# YOUR OBJECTIVE:
Copy the data exactly; pictures stay out of the copy.

# SUPPLIED MATERIAL:
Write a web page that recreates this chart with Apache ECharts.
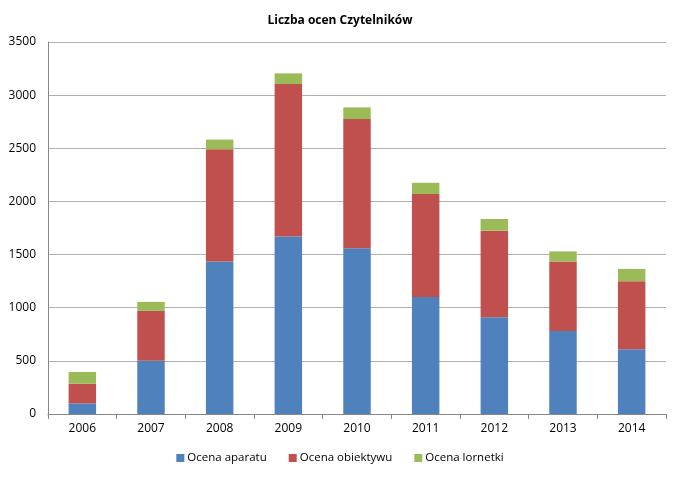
<!DOCTYPE html>
<html><head><meta charset="utf-8">
<script src="https://cdn.jsdelivr.net/npm/echarts@6/dist/echarts.min.js"></script>
<style>html,body{margin:0;padding:0;background:#fff}#c{width:680px;height:477px}</style>
</head><body><div id="c"></div>
<script>
const categories = ['2006','2007','2008','2009','2010','2011','2012','2013','2014'];
const ocenaAparatu = [100, 500, 1435, 1670, 1560, 1100, 910, 780, 610];
const ocenaObiektywu = [185, 470, 1057, 1435, 1215, 970, 815, 655, 640];
const ocenaLornetki = [110, 85, 90, 100, 110, 105, 110, 95, 115];
const seriesNames = ['Ocena aparatu', 'Ocena obiektywu', 'Ocena lornetki'];
const colors = ['#4F81BD', '#C0504D', '#9BBB59'];
const FONT = 'Open Sans';
const chart = echarts.init(document.getElementById('c'), null, {renderer:'canvas'});
const mk = (name, data, i) => ({
  name, type:'bar', stack:'s', data, barWidth:'40%',
  itemStyle:{color:colors[i]}, emphasis:{disabled:true}
});
chart.setOption({
  animation:false,
  backgroundColor:'#fff',
  title:{text:'Liczba ocen Czytelników', left:'center', top:10,
    textStyle:{fontFamily:FONT, fontSize:12, fontWeight:'bold', color:'#000'}},
  legend:{bottom:8, left:'center', itemWidth:8, itemHeight:8, itemGap:22, icon:'rect',
    textStyle:{fontFamily:FONT, fontSize:11.5, color:'#000', padding:[0,0,0,-2]},
    data:seriesNames},
  grid:{left:48, right:14, top:42, bottom:63, containLabel:false},
  xAxis:{type:'category', data:categories, boundaryGap:true,
    axisLine:{lineStyle:{color:'#888'}},
    axisTick:{show:true, length:5, lineStyle:{color:'#888'}, alignWithLabel:false},
    axisLabel:{fontFamily:FONT, fontSize:12, color:'#000', margin:9}},
  yAxis:{type:'value', min:0, max:3500, interval:500,
    axisLine:{show:true, lineStyle:{color:'#888'}},
    axisTick:{show:false},
    splitLine:{lineStyle:{color:'#b0b0b0', width:1}},
    axisLabel:{fontFamily:FONT, fontSize:12, color:'#000', margin:12, formatter:v => String(v)}},
  series:[mk(seriesNames[0], ocenaAparatu, 0), mk(seriesNames[1], ocenaObiektywu, 1), mk(seriesNames[2], ocenaLornetki, 2)]
});
</script></body></html>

# COMPLETE RESPONSE:
Write a web page that recreates this chart with Apache ECharts.
<!DOCTYPE html>
<html><head><meta charset="utf-8">
<script src="https://cdn.jsdelivr.net/npm/echarts@6/dist/echarts.min.js"></script>
<style>html,body{margin:0;padding:0;background:#fff}#c{width:680px;height:477px}</style>
</head><body><div id="c"></div>
<script>
const categories = ['2006','2007','2008','2009','2010','2011','2012','2013','2014'];
const ocenaAparatu = [100, 500, 1435, 1670, 1560, 1100, 910, 780, 610];
const ocenaObiektywu = [185, 470, 1057, 1435, 1215, 970, 815, 655, 640];
const ocenaLornetki = [110, 85, 90, 100, 110, 105, 110, 95, 115];
const seriesNames = ['Ocena aparatu', 'Ocena obiektywu', 'Ocena lornetki'];
const colors = ['#4F81BD', '#C0504D', '#9BBB59'];
const FONT = 'Open Sans';
const chart = echarts.init(document.getElementById('c'), null, {renderer:'canvas'});
const mk = (name, data, i) => ({
  name, type:'bar', stack:'s', data, barWidth:'40%',
  itemStyle:{color:colors[i]}, emphasis:{disabled:true}
});
chart.setOption({
  animation:false,
  backgroundColor:'#fff',
  title:{text:'Liczba ocen Czytelników', left:'center', top:10,
    textStyle:{fontFamily:FONT, fontSize:12, fontWeight:'bold', color:'#000'}},
  legend:{bottom:8, left:'center', itemWidth:8, itemHeight:8, itemGap:22, icon:'rect',
    textStyle:{fontFamily:FONT, fontSize:11.5, color:'#000', padding:[0,0,0,-2]},
    data:seriesNames},
  grid:{left:48, right:14, top:42, bottom:63, containLabel:false},
  xAxis:{type:'category', data:categories, boundaryGap:true,
    axisLine:{lineStyle:{color:'#888'}},
    axisTick:{show:true, length:5, lineStyle:{color:'#888'}, alignWithLabel:false},
    axisLabel:{fontFamily:FONT, fontSize:12, color:'#000', margin:9}},
  yAxis:{type:'value', min:0, max:3500, interval:500,
    axisLine:{show:true, lineStyle:{color:'#888'}},
    axisTick:{show:false},
    splitLine:{lineStyle:{color:'#b0b0b0', width:1}},
    axisLabel:{fontFamily:FONT, fontSize:12, color:'#000', margin:12, formatter:v => String(v)}},
  series:[mk(seriesNames[0], ocenaAparatu, 0), mk(seriesNames[1], ocenaObiektywu, 1), mk(seriesNames[2], ocenaLornetki, 2)]
});
</script></body></html>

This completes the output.